It’s almost as if I can feel the mountains breathe, these Himalayas. Geologically speaking, they’re new. The most recent mountain range on the planet. They’re still rising, and maybe it’s this newness that makes them feel so alive. They are green and vast and they soar and dip in a never-ending cascade of valleys and peaks as far as the eye can see. I am in love with these mountains, with the raw, primal joy of simply being in their presence.
I came to Tashiding on a narrow road that brought me even deeper into this enchanted land. When I arrived, I was met by Phurba Tshering who will be my interpreter for the next ten days as we travel to the Lepcha and Bhutia villages of Sikkim. After dropping off my bags at the guest house, he whisked me to the mountain top to Tashiding Monastery to chant the vajra guru mantra with the villagers who had come for the puja. The monastery has been badly damaged in the recent earthquake so the puja is not taking place in the main temple, but in one of the smaller buildings. Several ancient stupas also lay crumbled on the ground.

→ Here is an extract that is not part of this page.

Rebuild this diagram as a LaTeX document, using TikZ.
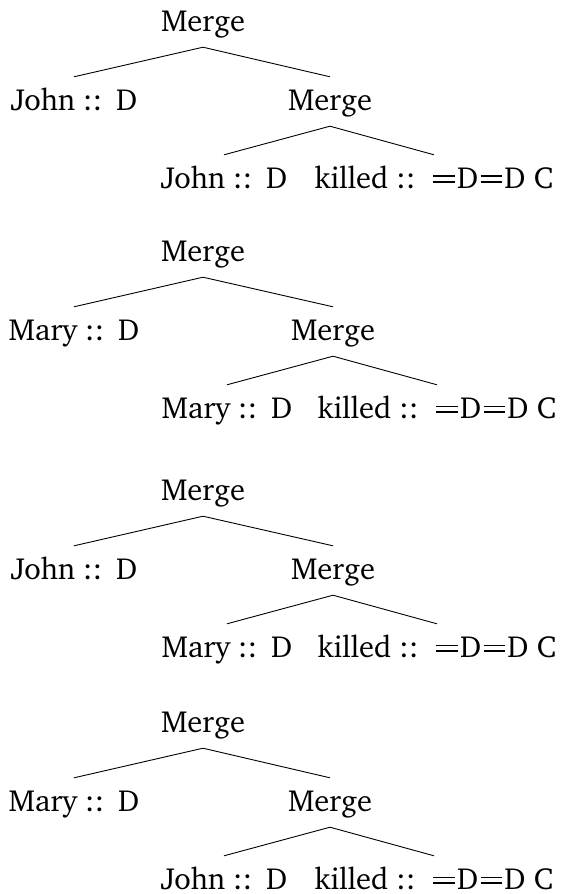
\documentclass[tikz,border=0pt]{standalone}
\usepackage[T1]{fontenc}
\usepackage{charter}
\begin{document}
\begin{tikzpicture}[x=1pt,y=-1pt,
  lbl/.style={anchor=base,inner sep=0pt,text height=33pt,text depth=16pt,
    font=\fontsize{30.5}{36}\selectfont},
  edge/.style={line width=0.9pt}]
\useasboundingbox (0,0) rectangle (561,894);
\newcommand{\eqs}{\kern0.08em\rlap{\rule[0.36em]{0.7em}{0.05em}}\rule[0.17em]{0.7em}{0.05em}\kern0.08em}
\newcommand{\lx}[2]{#1\hspace{0.25em}::\hspace{0.45em}#2}
\newcommand{\killed}{killed\hspace{0.25em}::\hspace{0.5em}\eqs D\eqs D C}
\newcommand{\mtree}[5]{%
  % #1 prefix, #2 y offset, #3 top leaf, #4 bottom leaf, #5 shift of right subtree
  \node[lbl] (#1r) at (203,31+#2) {Merge};
  \node[lbl] (#1l) at (74,110+#2) {\lx{#3}{D}};
  \node[lbl] (#1m) at (330+#5,110+#2) {Merge};
  \node[lbl] (#1bl) at (224+#5,188+#2) {\lx{#4}{D}};
  \node[lbl] (#1br) at (434+#5,188+#2) {\killed};
  \draw[edge] (#1r.south) -- (#1l.north);
  \draw[edge] (#1r.south) -- (#1m.north);
  \draw[edge] (#1m.south) -- (#1bl.north);
  \draw[edge] (#1m.south) -- (#1br.north);
}
\mtree{a}{0}{John}{John}{0}
\mtree{b}{230}{Mary}{Mary}{3}
\mtree{c}{469}{John}{Mary}{3}
\mtree{d}{701}{Mary}{John}{0}
\end{tikzpicture}
\end{document}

On the way back down the mountain Phurba, who spent several years as a monk at Tashiding Monastery, and I talked about God, mountain spirits and what Buddhism means to us. “We’re Bhutia people and are Buddhists because our fathers and grandfathers and theirs were before them. We’ve been Buddhists since Padmasambhava brought it here in the 8th century. Buddhism is in our blood; it’s just who we are. But in the West you choose Buddhism because something in the four noble truths and the eight-fold path speaks to you. You may not know its history like we do, but you intuit its truth.”

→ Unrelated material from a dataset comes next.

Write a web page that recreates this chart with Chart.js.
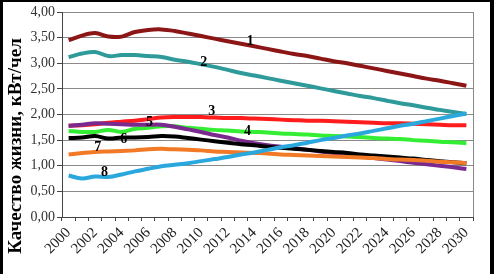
<!DOCTYPE html>
<html>
<head>
<meta charset="utf-8">
<script src="https://cdn.jsdelivr.net/npm/chart.js@4/dist/chart.umd.min.js"></script>
<style>
  html, body { margin: 0; padding: 0; background: #fff; }
  #wrap { width: 494px; height: 274px; position: relative; }
</style>
</head>
<body>
<div id="wrap"><canvas id="qualityChart"></canvas></div>
<script>
const years = [];
for (let y = 2000; y <= 2030; y++) years.push(String(y));

const yTicks = [0, 0.5, 1, 1.5, 2, 2.5, 3, 3.5, 4];

const s1 = [3.45, 3.54, 3.59, 3.52, 3.52, 3.61, 3.65, 3.66, 3.63, 3.58, 3.53, 3.48, 3.43, 3.38, 3.33, 3.28, 3.23, 3.18, 3.14, 3.09, 3.04, 3.00, 2.95, 2.90, 2.85, 2.80, 2.75, 2.70, 2.66, 2.61, 2.56];
const s2 = [3.12, 3.19, 3.22, 3.14, 3.16, 3.16, 3.14, 3.12, 3.07, 3.03, 2.98, 2.93, 2.87, 2.81, 2.76, 2.71, 2.66, 2.61, 2.56, 2.51, 2.46, 2.41, 2.36, 2.32, 2.27, 2.22, 2.18, 2.13, 2.09, 2.05, 2.01];
const s3 = [1.78, 1.79, 1.81, 1.84, 1.86, 1.88, 1.91, 1.94, 1.95, 1.95, 1.95, 1.94, 1.93, 1.93, 1.92, 1.91, 1.90, 1.89, 1.88, 1.88, 1.87, 1.86, 1.85, 1.84, 1.83, 1.83, 1.82, 1.81, 1.80, 1.79, 1.79];
const s4 = [1.68, 1.66, 1.66, 1.70, 1.66, 1.72, 1.74, 1.77, 1.77, 1.74, 1.72, 1.70, 1.69, 1.67, 1.66, 1.65, 1.63, 1.62, 1.61, 1.59, 1.58, 1.57, 1.56, 1.54, 1.53, 1.52, 1.50, 1.49, 1.47, 1.46, 1.44];
const s5 = [1.78, 1.80, 1.83, 1.82, 1.81, 1.80, 1.80, 1.80, 1.76, 1.71, 1.66, 1.60, 1.55, 1.49, 1.44, 1.40, 1.37, 1.34, 1.31, 1.28, 1.25, 1.22, 1.18, 1.15, 1.12, 1.09, 1.06, 1.03, 1.00, 0.97, 0.935];
const s6 = [1.54, 1.55, 1.58, 1.53, 1.55, 1.55, 1.56, 1.58, 1.57, 1.54, 1.51, 1.48, 1.45, 1.42, 1.40, 1.37, 1.35, 1.33, 1.31, 1.29, 1.27, 1.25, 1.22, 1.20, 1.18, 1.16, 1.14, 1.11, 1.09, 1.07, 1.05];
const s7 = [1.22, 1.25, 1.27, 1.28, 1.29, 1.30, 1.32, 1.33, 1.32, 1.31, 1.30, 1.28, 1.27, 1.26, 1.25, 1.24, 1.22, 1.21, 1.20, 1.19, 1.18, 1.17, 1.16, 1.15, 1.13, 1.12, 1.11, 1.10, 1.08, 1.07, 1.05];
const s8 = [0.81, 0.75, 0.79, 0.78, 0.83, 0.89, 0.94, 0.99, 1.02, 1.05, 1.09, 1.13, 1.17, 1.22, 1.26, 1.31, 1.36, 1.40, 1.45, 1.50, 1.54, 1.59, 1.63, 1.68, 1.73, 1.78, 1.82, 1.87, 1.92, 1.97, 2.02];

const seriesNames = ['1', '2', '3', '4', '5', '6', '7', '8'];
const seriesColors = ['#8c1616', '#2f9a9a', '#ff1c1c', '#33ee33', '#7a2a8e', '#000000', '#f27a26', '#2aa8de'];

// number labels on the lines: [year index, value, text]
const lineLabels = [
    [13.7, 3.43, '1'],
    [10.2, 3.02, '2'],
    [10.8, 2.06, '3'],
    [13.5, 1.67, '4'],
    [6.1, 1.84, '5'],
    [4.15, 1.51, '6'],
    [2.2, 1.35, '7'],
    [2.7, 0.88, '8']
];

const yTitle = 'Качество жизни, кВт/чел';

const allSeries = [s1, s2, s3, s4, s5, s6, s7, s8];

const serif = '"Liberation Serif", "Times New Roman", "DejaVu Serif", serif';
const fmt = v => v.toFixed(2).replace('.', ',');

const framePlugin = {
    id: 'frame',
    beforeDraw(chart) {
        const c = chart.ctx;
        c.save();
        c.fillStyle = '#fff';
        c.fillRect(0, 0, chart.width, chart.height);
        c.restore();
    },
    beforeDatasetsDraw(chart) {
        const a = chart.chartArea;
        const c = chart.ctx;
        c.save();
        c.strokeStyle = '#8a8a8a';
        c.lineWidth = 1;
        c.beginPath();
        c.moveTo(Math.round(a.right) + 0.5, a.top);
        c.lineTo(Math.round(a.right) + 0.5, a.bottom);
        c.stroke();
        c.restore();
    },
    afterDatasetsDraw(chart) {
        const c = chart.ctx;
        const xs = chart.scales.x, ys = chart.scales.y;
        c.save();
        c.fillStyle = '#000';
        c.font = 'bold 14px ' + serif;
        c.textAlign = 'center';
        c.textBaseline = 'middle';
        lineLabels.forEach(l => {
            c.fillText(l[2], xs.getPixelForValue(l[0]), ys.getPixelForValue(l[1]));
        });
        c.restore();
    },
    afterDraw(chart) {
        const c = chart.ctx;
        c.save();
        // y axis title
        c.translate(16, 146);
        c.rotate(-Math.PI / 2);
        c.fillStyle = '#000';
        c.font = 'bold 19px ' + serif;
        c.textAlign = 'center';
        c.textBaseline = 'middle';
        c.fillText(yTitle, 0, 0);
        c.restore();
        // outer black frame
        c.save();
        c.fillStyle = '#000';
        c.fillRect(0, 0, chart.width, 2);
        c.fillRect(0, 0, 3, chart.height);
        c.fillRect(chart.width - 4, 0, 4, chart.height);
        c.restore();
    }
};

const ctx = document.getElementById('qualityChart').getContext('2d');
new Chart(ctx, {
    type: 'line',
    data: {
        labels: years,
        datasets: allSeries.map((d, i) => ({
            label: seriesNames[i],
            data: d,
            borderColor: seriesColors[i],
            backgroundColor: seriesColors[i],
            borderWidth: 4,
            pointRadius: 0,
            tension: 0.35,
            fill: false,
            order: 8 - i
        }))
    },
    options: {
        responsive: true,
        maintainAspectRatio: false,
        animation: false,
        layout: {
            padding: { top: 12, right: 21, left: 0, bottom: 0 }
        },
        plugins: {
            legend: { display: false },
            tooltip: { enabled: false }
        },
        scales: {
            x: {
                offset: true,
                grid: {
                    drawOnChartArea: false,
                    drawTicks: true,
                    tickLength: 4,
                    tickColor: '#444',
                    offset: true
                },
                border: { color: '#444', width: 1 },
                ticks: {
                    autoSkip: false,
                    maxRotation: 45,
                    minRotation: 45,
                    padding: 3,
                    color: '#222',
                    font: { family: serif, size: 15 },
                    callback: function (v, i) { return i % 2 === 0 ? years[i] : ''; }
                },
                afterFit(scale) { scale.height = 57; }
            },
            y: {
                min: 0,
                max: 4,
                afterBuildTicks(scale) { scale.ticks = yTicks.map(v => ({ value: v })); },
                grid: {
                    color: '#8a8a8a',
                    lineWidth: 1,
                    tickLength: 5,
                    tickColor: '#444'
                },
                border: { color: '#444', width: 1 },
                ticks: {
                    padding: 2,
                    color: '#333',
                    font: { family: serif, size: 14 },
                    callback: v => fmt(v)
                },
                afterFit(scale) { scale.width = 62; }
            }
        }
    },
    plugins: [framePlugin]
});
</script>
</body>
</html>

And I have found something in Buddhism. Maybe it’s simply a more soulful, joyful way of living, of connecting with the world in a way I’ve never been able to before. I’ve come to love the sheer ordinariness of daily life. I relish simplicity whereas in the past, I over complicated so many things.
Back at the guest house, the lights went out, so I walked out on the balcony to better savor this Himalayan night. Fires and here and there a flashlight dotted the darkness. I knew somewhere a gibbous moon hovered only because I had seen it earlier. The Durga puja continues with chanting and drums, the occasional firecracker exploding in the darkness.
I feel both happy and sad. At peace with myself and the world, yet deep down a sorrow because no matter how long I live, it will never be long enough to experience all that I want to on this amazing planet.